Physicists hunt for merging black holes and other similar cosmic events through the detection of gravitational waves, from which they can glean valuable information, such as the mass of both the precursor black holes and the final, larger black hole that results from the merger. Now a team of scientists has found evidence from supercomputer simulations that those waves may also encode the shape of merging black holes as they settle into their final form, according to a new paper published in the Nature journal Communications Physics.
General relativity predicts that two merging black holes should give off powerful gravitational waves—ripples in the fabric of spacetime so faint that they’re very difficult to detect. The waveforms of those signals serve as an audio fingerprint of the two black holes spiraling inward toward each other and merging in a massive collision event, sending powerful shock waves across spacetime. Physicists look for a telltale “chirp” pattern in the data as the two black holes collide. The new remnant black hole vibrates from the force of that impact, and those vibrations—called a “ringdown” since it is much like the sound of a bell being struck—also produce gravitational waves.
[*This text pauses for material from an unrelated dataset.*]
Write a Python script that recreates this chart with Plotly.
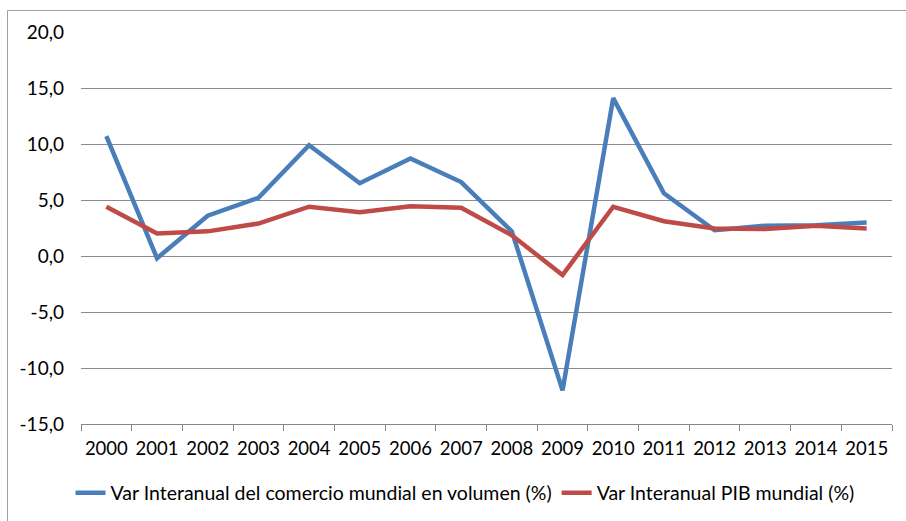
import plotly.graph_objects as go

years = ["2000", "2001", "2002", "2003", "2004", "2005", "2006", "2007",
         "2008", "2009", "2010", "2011", "2012", "2013", "2014", "2015"]
comercio = [10.7, -0.2, 3.6, 5.2, 9.9, 6.5, 8.7, 6.6,
            2.2, -12.0, 14.1, 5.6, 2.3, 2.7, 2.75, 3.0]
pib = [4.4, 2.0, 2.2, 2.9, 4.4, 3.9, 4.45, 4.3,
       1.85, -1.7, 4.4, 3.1, 2.45, 2.4, 2.7, 2.45]
name_comercio = "Var Interanual del comercio mundial en volumen (%)"
name_pib = "Var Interanual PIB mundial (%)"
y_ticks = [-15, -10, -5, 0, 5, 10, 15, 20]
y_ticktext = ["-15,0", "-10,0", "-5,0", "0,0", "5,0", "10,0", "15,0", "20,0"]

FONT = "Lato, Liberation Sans, Arial, sans-serif"

fig = go.Figure()
fig.add_trace(go.Scatter(x=years, y=comercio, mode="lines", name=name_comercio,
                         line=dict(color="#4A7EBB", width=4.5)))
fig.add_trace(go.Scatter(x=years, y=pib, mode="lines", name=name_pib,
                         line=dict(color="#BE4B48", width=4.5)))

W, H = 906, 521
L, R, T, B = 81, 892, 32, 424
pw, ph = R - L, B - T

fig.update_layout(
    width=W, height=H,
    margin=dict(l=L, r=W - R, t=T, b=H - B, autoexpand=False),
    paper_bgcolor="white", plot_bgcolor="white",
    font=dict(family=FONT, size=19, color="black"),
    showlegend=True,
    legend=dict(orientation="h", xref="container", yref="container",
                x=465 / W, xanchor="center", y=1 - 493 / H, yanchor="middle",
                font=dict(family=FONT, size=19.5), tracegroupgap=0,
                bgcolor="rgba(0,0,0,0)"),
    xaxis=dict(type="category", showgrid=False, showline=True, linecolor="#868686",
               linewidth=1, ticks="outside", tickson="boundaries", ticklen=6,
               tickcolor="#868686", tickfont=dict(size=18.5), tickangle=0,
               ticklabelstandoff=8, range=[-0.5, 15.5], automargin=False),
    yaxis=dict(range=[-15, 20], tickvals=y_ticks, ticktext=y_ticktext, showgrid=True,
               gridcolor="#8C8C8C", gridwidth=1, zeroline=False, showline=False,
               ticks="", tickfont=dict(size=19), ticklabelstandoff=16,
               automargin=False),
    shapes=[dict(type="rect", xref="paper", yref="paper",
                 x0=(7.5 - L) / pw, x1=(960 - L) / pw,
                 y0=(B - 600) / ph, y1=(B - 10.5) / ph,
                 line=dict(color="#A0A0A0", width=1), fillcolor="rgba(0,0,0,0)",
                 layer="below")],
)

fig.write_html("out.html", config={"displayModeBar": False},
               post_script="document.body.style.margin='0';document.body.style.overflow='hidden';")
Furthermore, the gravitational-wave signals have multiple frequencies, dubbed “overtones,” that fade away at different rates (decay), with each tone corresponding to a vibrational frequency of the new black hole.
LIGO detects these gravitational waves via laser interferometry, using high-powered lasers to measure tiny changes in the distance between two objects positioned kilometers apart. (LIGO has detectors in Hanford, Washington, and in Livingston, Louisiana, while a third detector in Italy, Advanced VIRGO, came online in 2016.) On September 14, 2015, at 5:51am EDT, both detectors picked up signals within milliseconds of each other for the very first time.
Since then, LIGO has been upgraded and has conducted two more runs, kicking off its third run on April 1, 2019. Within a month, the collaboration detected five more gravitational wave events: three from merging black holes, one from a neutron star merger, and another that may have been the first instance of a neutron star/black-hole merger.
More recently, in June 2020 the collaboration announced the detection of a binary black hole merger on May 21, 2019 (designated S190521g). And just last month, the LIGO/VIRGO collaboration announced that it had detected a gravitational wave signal from another black hole merger. This was the most massive and most distant merger yet detected by the collaboration, and it produced the most energetic signal detected thus far. It showed up in the data as more of a “bang” than the usual “chirp.” The detection also marked the first direct observation of an intermediate-mass black hole.
According to Christopher Evans, a graduate student at Georgia Tech and a co-author of this latest paper, he and his colleagues conducted supercomputer simulations of black hole collisions and then compared the gravitational waves emitted by the remnant black hole to its rapidly changing shape as it settled into its final form. It turns out that standard gravitational-wave observations typically study the merger from the top of the remnant black hole. When the team looked at the event from the perspective of the remnant’s equator, the simulations showed that gravitational wave signals “are far more rich and complex than commonly thought,” Evans said.
“When we observed black holes from their equator, we found that the final black hole emits a more complex signal, with a pitch that goes up and down a few times before it dies,” said co-author Juan Calderón Bustillo of the Galician Institute for High Energy Physics in Santiago de Compostela, Spain. “In other words, the black hole actually chirps several times.”
And that more complex signal also seems to encode information about what shape the final remnant black hole will take. “When the two original, ‘parent’ black holes are of different sizes, the final black hole initially looks like a chestnut, with a cusp on one side and a wider, smoother back on the other,” said Bustillo. “It turns out that the black hole emits more intense gravitational waves through its most curved regions, which are those surrounding its cusp. This is because the remnant black hole is also spinning and its cusp and back repeatedly point to all observers, producing multiple chirps.”
The authors conclude that the existing sensitivity of the LIGO/VIRGO detectors should be sufficient to observe this post-merger chirp signature in their data.